Job: Transcribe all of the material exactly, except for its pictures.

Material:
▼

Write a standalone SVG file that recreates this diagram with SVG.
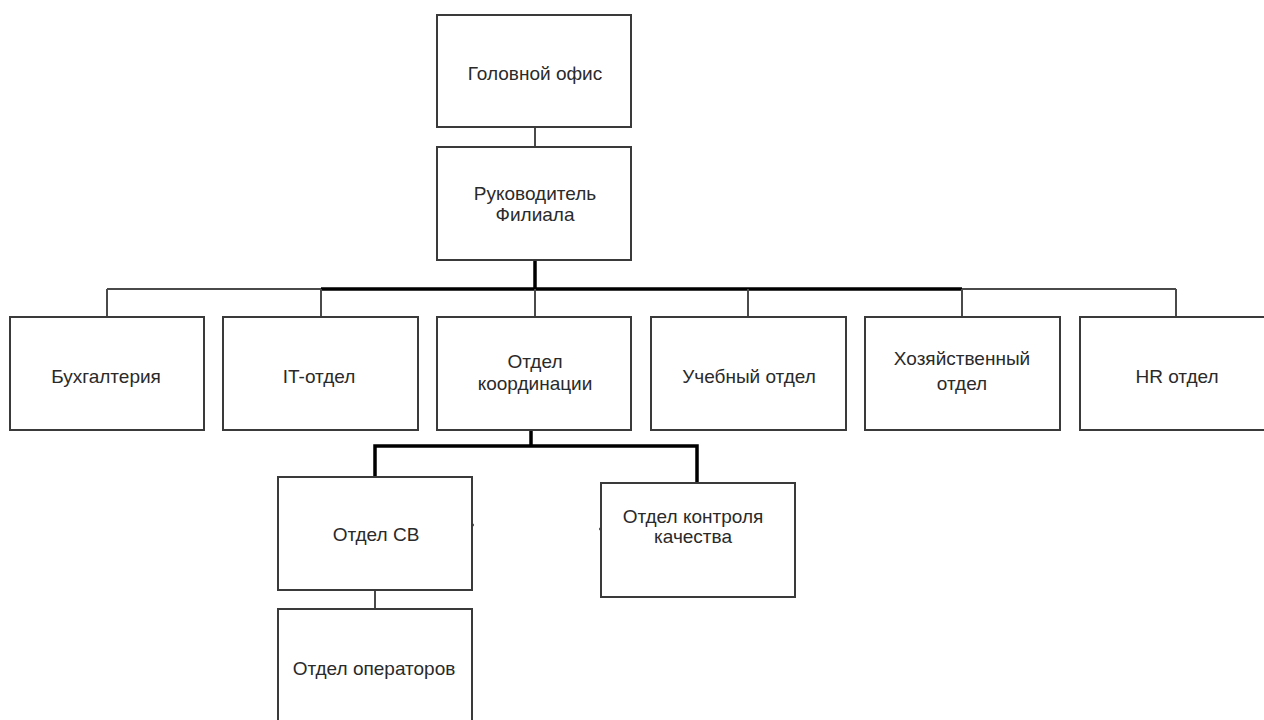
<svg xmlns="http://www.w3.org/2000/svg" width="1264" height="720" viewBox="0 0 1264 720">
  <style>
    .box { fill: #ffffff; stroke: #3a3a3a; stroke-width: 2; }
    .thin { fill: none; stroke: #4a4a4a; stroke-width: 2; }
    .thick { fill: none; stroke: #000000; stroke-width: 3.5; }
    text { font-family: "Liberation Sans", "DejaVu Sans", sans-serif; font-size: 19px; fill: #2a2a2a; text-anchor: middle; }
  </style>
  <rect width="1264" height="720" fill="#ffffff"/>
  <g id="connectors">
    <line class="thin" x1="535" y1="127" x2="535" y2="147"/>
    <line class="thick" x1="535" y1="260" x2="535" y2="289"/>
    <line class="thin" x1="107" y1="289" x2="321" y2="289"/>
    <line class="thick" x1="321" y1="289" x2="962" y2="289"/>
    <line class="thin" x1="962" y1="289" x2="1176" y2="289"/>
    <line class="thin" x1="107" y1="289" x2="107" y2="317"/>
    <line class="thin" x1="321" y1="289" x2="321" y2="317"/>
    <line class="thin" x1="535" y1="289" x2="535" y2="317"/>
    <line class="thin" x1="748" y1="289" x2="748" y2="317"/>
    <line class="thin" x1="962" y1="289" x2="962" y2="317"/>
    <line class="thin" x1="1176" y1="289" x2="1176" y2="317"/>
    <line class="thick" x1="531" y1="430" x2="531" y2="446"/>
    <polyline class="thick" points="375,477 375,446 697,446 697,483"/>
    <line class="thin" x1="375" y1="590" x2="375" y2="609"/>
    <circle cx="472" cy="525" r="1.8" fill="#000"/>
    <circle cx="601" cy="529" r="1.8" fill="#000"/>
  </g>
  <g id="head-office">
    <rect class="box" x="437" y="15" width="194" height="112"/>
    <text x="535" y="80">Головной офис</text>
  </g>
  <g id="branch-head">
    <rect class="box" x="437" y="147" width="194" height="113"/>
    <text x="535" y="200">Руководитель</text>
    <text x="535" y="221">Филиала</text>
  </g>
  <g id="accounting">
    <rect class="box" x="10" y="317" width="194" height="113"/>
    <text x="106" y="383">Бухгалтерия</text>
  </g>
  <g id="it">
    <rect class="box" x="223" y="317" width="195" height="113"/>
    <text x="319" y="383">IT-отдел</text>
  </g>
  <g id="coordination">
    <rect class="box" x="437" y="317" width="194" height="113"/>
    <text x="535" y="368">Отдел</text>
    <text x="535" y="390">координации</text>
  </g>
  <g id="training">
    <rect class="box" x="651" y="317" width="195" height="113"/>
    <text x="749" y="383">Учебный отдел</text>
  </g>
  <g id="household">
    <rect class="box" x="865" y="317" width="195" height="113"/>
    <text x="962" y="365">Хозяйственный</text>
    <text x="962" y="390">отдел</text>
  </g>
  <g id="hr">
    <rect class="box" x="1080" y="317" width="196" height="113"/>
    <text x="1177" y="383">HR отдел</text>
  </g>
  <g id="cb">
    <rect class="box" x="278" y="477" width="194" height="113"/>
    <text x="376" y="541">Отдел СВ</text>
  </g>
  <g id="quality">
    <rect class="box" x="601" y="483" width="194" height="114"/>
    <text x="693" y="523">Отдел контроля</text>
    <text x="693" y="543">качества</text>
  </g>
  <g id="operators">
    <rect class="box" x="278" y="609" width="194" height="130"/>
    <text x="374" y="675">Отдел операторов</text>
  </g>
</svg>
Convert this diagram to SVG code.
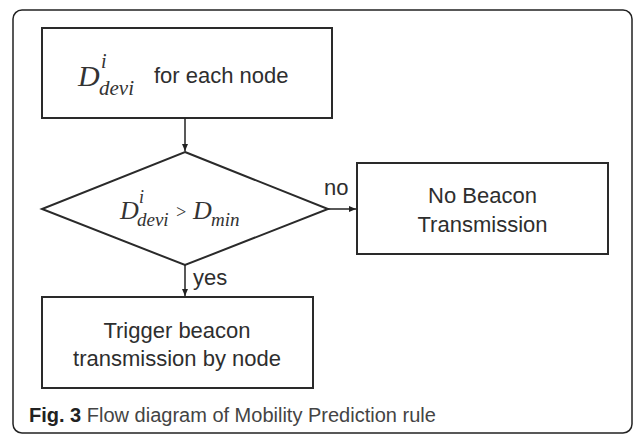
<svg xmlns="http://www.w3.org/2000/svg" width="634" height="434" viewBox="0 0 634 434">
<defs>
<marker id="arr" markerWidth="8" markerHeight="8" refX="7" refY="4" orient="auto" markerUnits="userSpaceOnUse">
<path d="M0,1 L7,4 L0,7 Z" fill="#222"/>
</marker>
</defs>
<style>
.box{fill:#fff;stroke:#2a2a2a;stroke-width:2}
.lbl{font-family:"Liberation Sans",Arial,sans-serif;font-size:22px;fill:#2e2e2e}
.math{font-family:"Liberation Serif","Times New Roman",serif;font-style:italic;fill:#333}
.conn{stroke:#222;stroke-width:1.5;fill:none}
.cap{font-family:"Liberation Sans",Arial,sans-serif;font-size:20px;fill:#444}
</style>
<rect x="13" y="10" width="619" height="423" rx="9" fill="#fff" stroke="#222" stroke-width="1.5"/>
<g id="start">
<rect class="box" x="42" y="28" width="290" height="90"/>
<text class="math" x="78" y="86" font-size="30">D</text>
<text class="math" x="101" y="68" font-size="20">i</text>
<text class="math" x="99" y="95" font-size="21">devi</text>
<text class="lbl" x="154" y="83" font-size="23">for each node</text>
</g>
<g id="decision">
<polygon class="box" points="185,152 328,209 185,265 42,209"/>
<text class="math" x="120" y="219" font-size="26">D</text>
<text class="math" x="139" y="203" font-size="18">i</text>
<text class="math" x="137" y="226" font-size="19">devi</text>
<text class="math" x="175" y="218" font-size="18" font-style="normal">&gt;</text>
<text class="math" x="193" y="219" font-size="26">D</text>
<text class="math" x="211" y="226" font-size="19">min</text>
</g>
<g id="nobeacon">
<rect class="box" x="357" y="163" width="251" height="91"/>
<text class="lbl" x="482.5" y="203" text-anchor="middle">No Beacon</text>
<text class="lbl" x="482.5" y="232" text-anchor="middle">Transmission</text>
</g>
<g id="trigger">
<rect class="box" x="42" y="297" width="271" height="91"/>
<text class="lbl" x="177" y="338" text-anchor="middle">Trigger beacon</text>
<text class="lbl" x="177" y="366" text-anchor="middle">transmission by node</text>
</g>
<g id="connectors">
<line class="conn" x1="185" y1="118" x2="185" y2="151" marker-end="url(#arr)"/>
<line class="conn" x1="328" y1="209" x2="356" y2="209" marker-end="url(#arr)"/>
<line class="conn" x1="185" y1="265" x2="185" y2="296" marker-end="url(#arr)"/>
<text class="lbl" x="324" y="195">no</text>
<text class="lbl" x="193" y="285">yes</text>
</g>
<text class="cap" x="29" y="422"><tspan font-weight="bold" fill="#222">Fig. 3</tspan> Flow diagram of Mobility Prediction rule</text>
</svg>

▲

Answer to the problem:
Write a standalone SVG file that recreates this diagram with SVG.
<svg xmlns="http://www.w3.org/2000/svg" width="1264" height="720" viewBox="0 0 1264 720">
  <style>
    .box { fill: #ffffff; stroke: #3a3a3a; stroke-width: 2; }
    .thin { fill: none; stroke: #4a4a4a; stroke-width: 2; }
    .thick { fill: none; stroke: #000000; stroke-width: 3.5; }
    text { font-family: "Liberation Sans", "DejaVu Sans", sans-serif; font-size: 19px; fill: #2a2a2a; text-anchor: middle; }
  </style>
  <rect width="1264" height="720" fill="#ffffff"/>
  <g id="connectors">
    <line class="thin" x1="535" y1="127" x2="535" y2="147"/>
    <line class="thick" x1="535" y1="260" x2="535" y2="289"/>
    <line class="thin" x1="107" y1="289" x2="321" y2="289"/>
    <line class="thick" x1="321" y1="289" x2="962" y2="289"/>
    <line class="thin" x1="962" y1="289" x2="1176" y2="289"/>
    <line class="thin" x1="107" y1="289" x2="107" y2="317"/>
    <line class="thin" x1="321" y1="289" x2="321" y2="317"/>
    <line class="thin" x1="535" y1="289" x2="535" y2="317"/>
    <line class="thin" x1="748" y1="289" x2="748" y2="317"/>
    <line class="thin" x1="962" y1="289" x2="962" y2="317"/>
    <line class="thin" x1="1176" y1="289" x2="1176" y2="317"/>
    <line class="thick" x1="531" y1="430" x2="531" y2="446"/>
    <polyline class="thick" points="375,477 375,446 697,446 697,483"/>
    <line class="thin" x1="375" y1="590" x2="375" y2="609"/>
    <circle cx="472" cy="525" r="1.8" fill="#000"/>
    <circle cx="601" cy="529" r="1.8" fill="#000"/>
  </g>
  <g id="head-office">
    <rect class="box" x="437" y="15" width="194" height="112"/>
    <text x="535" y="80">Головной офис</text>
  </g>
  <g id="branch-head">
    <rect class="box" x="437" y="147" width="194" height="113"/>
    <text x="535" y="200">Руководитель</text>
    <text x="535" y="221">Филиала</text>
  </g>
  <g id="accounting">
    <rect class="box" x="10" y="317" width="194" height="113"/>
    <text x="106" y="383">Бухгалтерия</text>
  </g>
  <g id="it">
    <rect class="box" x="223" y="317" width="195" height="113"/>
    <text x="319" y="383">IT-отдел</text>
  </g>
  <g id="coordination">
    <rect class="box" x="437" y="317" width="194" height="113"/>
    <text x="535" y="368">Отдел</text>
    <text x="535" y="390">координации</text>
  </g>
  <g id="training">
    <rect class="box" x="651" y="317" width="195" height="113"/>
    <text x="749" y="383">Учебный отдел</text>
  </g>
  <g id="household">
    <rect class="box" x="865" y="317" width="195" height="113"/>
    <text x="962" y="365">Хозяйственный</text>
    <text x="962" y="390">отдел</text>
  </g>
  <g id="hr">
    <rect class="box" x="1080" y="317" width="196" height="113"/>
    <text x="1177" y="383">HR отдел</text>
  </g>
  <g id="cb">
    <rect class="box" x="278" y="477" width="194" height="113"/>
    <text x="376" y="541">Отдел СВ</text>
  </g>
  <g id="quality">
    <rect class="box" x="601" y="483" width="194" height="114"/>
    <text x="693" y="523">Отдел контроля</text>
    <text x="693" y="543">качества</text>
  </g>
  <g id="operators">
    <rect class="box" x="278" y="609" width="194" height="130"/>
    <text x="374" y="675">Отдел операторов</text>
  </g>
</svg>
Convert this diagram to SVG code.
<svg xmlns="http://www.w3.org/2000/svg" width="634" height="434" viewBox="0 0 634 434">
<defs>
<marker id="arr" markerWidth="8" markerHeight="8" refX="7" refY="4" orient="auto" markerUnits="userSpaceOnUse">
<path d="M0,1 L7,4 L0,7 Z" fill="#222"/>
</marker>
</defs>
<style>
.box{fill:#fff;stroke:#2a2a2a;stroke-width:2}
.lbl{font-family:"Liberation Sans",Arial,sans-serif;font-size:22px;fill:#2e2e2e}
.math{font-family:"Liberation Serif","Times New Roman",serif;font-style:italic;fill:#333}
.conn{stroke:#222;stroke-width:1.5;fill:none}
.cap{font-family:"Liberation Sans",Arial,sans-serif;font-size:20px;fill:#444}
</style>
<rect x="13" y="10" width="619" height="423" rx="9" fill="#fff" stroke="#222" stroke-width="1.5"/>
<g id="start">
<rect class="box" x="42" y="28" width="290" height="90"/>
<text class="math" x="78" y="86" font-size="30">D</text>
<text class="math" x="101" y="68" font-size="20">i</text>
<text class="math" x="99" y="95" font-size="21">devi</text>
<text class="lbl" x="154" y="83" font-size="23">for each node</text>
</g>
<g id="decision">
<polygon class="box" points="185,152 328,209 185,265 42,209"/>
<text class="math" x="120" y="219" font-size="26">D</text>
<text class="math" x="139" y="203" font-size="18">i</text>
<text class="math" x="137" y="226" font-size="19">devi</text>
<text class="math" x="175" y="218" font-size="18" font-style="normal">&gt;</text>
<text class="math" x="193" y="219" font-size="26">D</text>
<text class="math" x="211" y="226" font-size="19">min</text>
</g>
<g id="nobeacon">
<rect class="box" x="357" y="163" width="251" height="91"/>
<text class="lbl" x="482.5" y="203" text-anchor="middle">No Beacon</text>
<text class="lbl" x="482.5" y="232" text-anchor="middle">Transmission</text>
</g>
<g id="trigger">
<rect class="box" x="42" y="297" width="271" height="91"/>
<text class="lbl" x="177" y="338" text-anchor="middle">Trigger beacon</text>
<text class="lbl" x="177" y="366" text-anchor="middle">transmission by node</text>
</g>
<g id="connectors">
<line class="conn" x1="185" y1="118" x2="185" y2="151" marker-end="url(#arr)"/>
<line class="conn" x1="328" y1="209" x2="356" y2="209" marker-end="url(#arr)"/>
<line class="conn" x1="185" y1="265" x2="185" y2="296" marker-end="url(#arr)"/>
<text class="lbl" x="324" y="195">no</text>
<text class="lbl" x="193" y="285">yes</text>
</g>
<text class="cap" x="29" y="422"><tspan font-weight="bold" fill="#222">Fig. 3</tspan> Flow diagram of Mobility Prediction rule</text>
</svg>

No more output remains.